Secondo le elaborazioni Coldiretti sui dati Istat del 2014 ad essere spacciato come italiano è il latte proveniente in cisterne soprattutto da Germania, Francia, Austria, Slovenia, Ungheria, Slovacchia, Repubblica Ceca, Polonia e Olanda. In particolare si assiste ad un sostanziale aumento dell’import dei Paesi dell’Est (+18% Ungheria, +14% Slovacchia, +60% Polonia) e una diminuzione di quello importato dai Paesi dell’Ovest (-7% dalla Germania e -13% dalla Francia).

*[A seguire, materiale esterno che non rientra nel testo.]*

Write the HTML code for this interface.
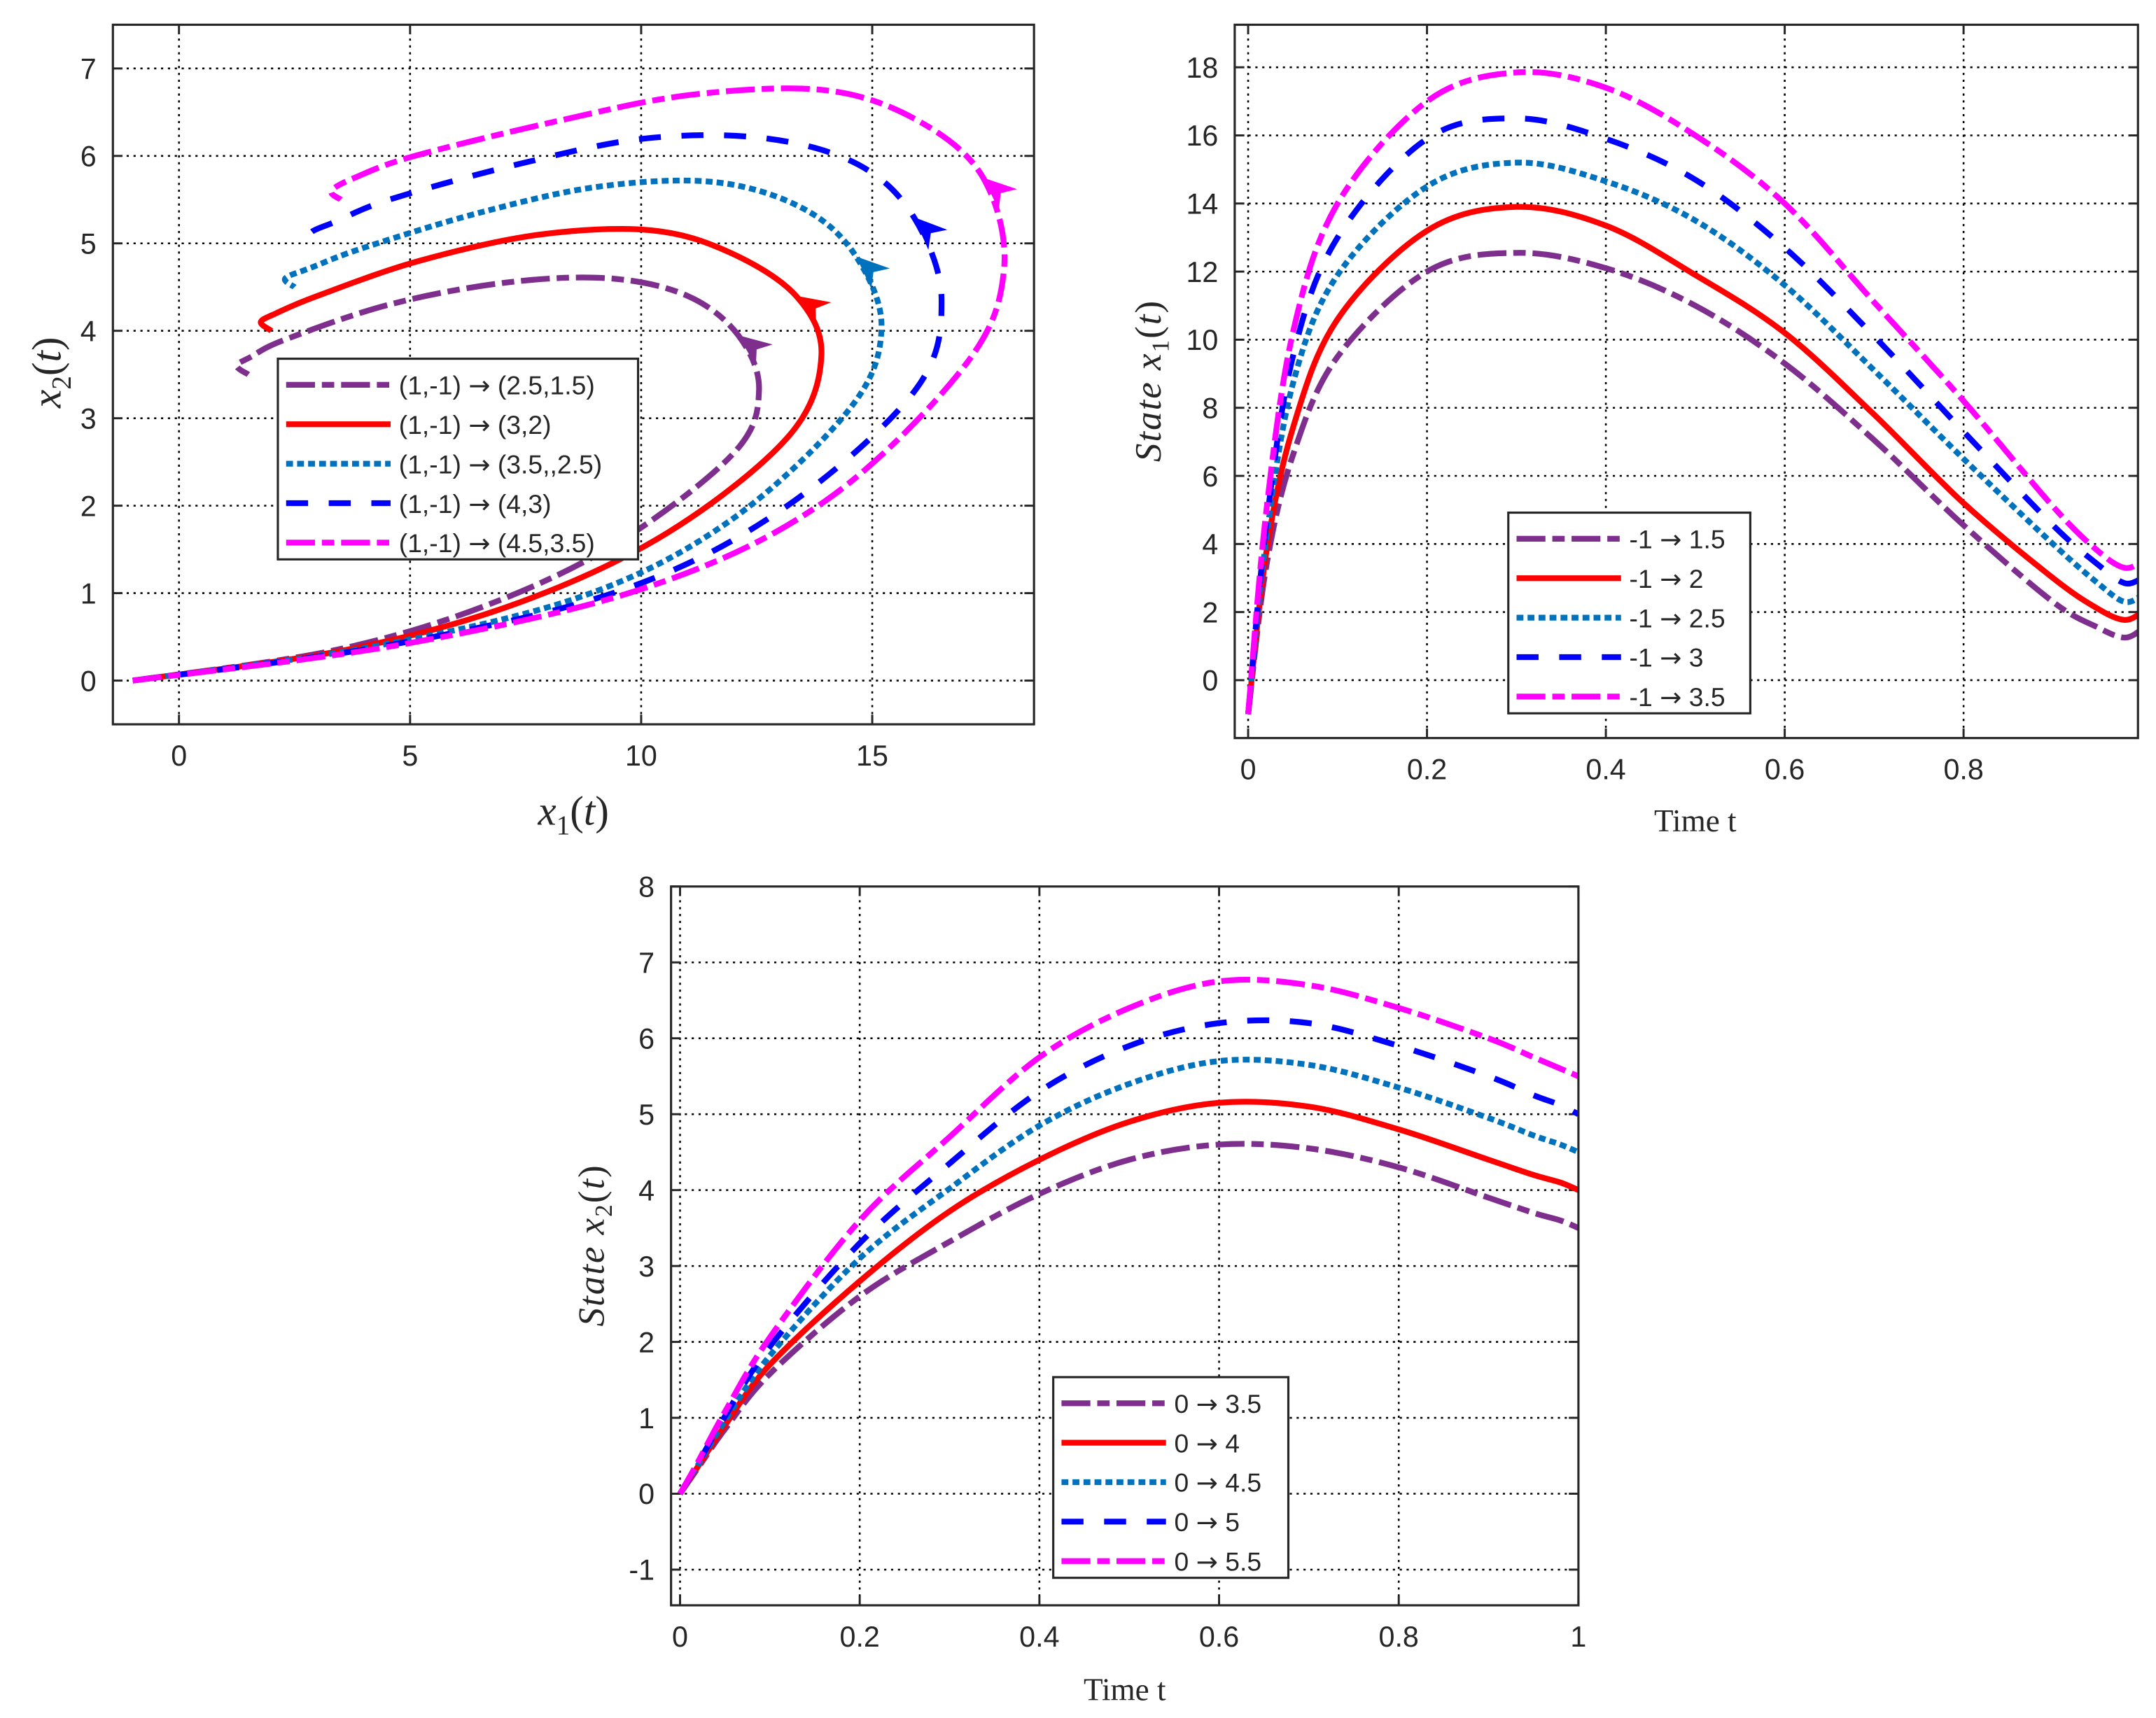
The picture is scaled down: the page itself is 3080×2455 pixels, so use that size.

Anche le cagliate da impiegare nella produzione di mozzarelle arrivano “principalmente dai Paesi dell’Est” per un quantitativo che ha raggiunto “il milione di quintale all’anno” ed è diretto per un terzo in Campania.
“In un momento difficile per l’economia dobbiamo portare sul mercato il valore aggiunto della trasparenza e lo stop al segreto sui flussi commerciali con l’indicazione delle aziende che importano materie prime dall’estero è un primo passo che va completato con l’obbligo di indicare in etichetta l’origine degli alimenti”, ha dichiarato Moncalvo. “Ad oggi in Italia – continua la Coldiretti – è obbligatorio indicare la provenienza del latte fresco ma non per quella a lunga conservazione, ma l’etichetta è anonima anche per i formaggi non a denominazione di origine, per le mozzarelle e gli yogurt”.
“Nell’anno dell’Expo, la chiusura delle stalle – conclude la Coldiretti – rischia di far perdere all’Italia il primato nella produzione di formaggi a denominazione di origine (Dop) che in quantità è addirittura superiore quella francese e contribuisce a forgiare l’identità nazionale in campo alimentare, con oltre 48 specialità riconosciute a livello comunitario sparse lungo tutto lo stivale”.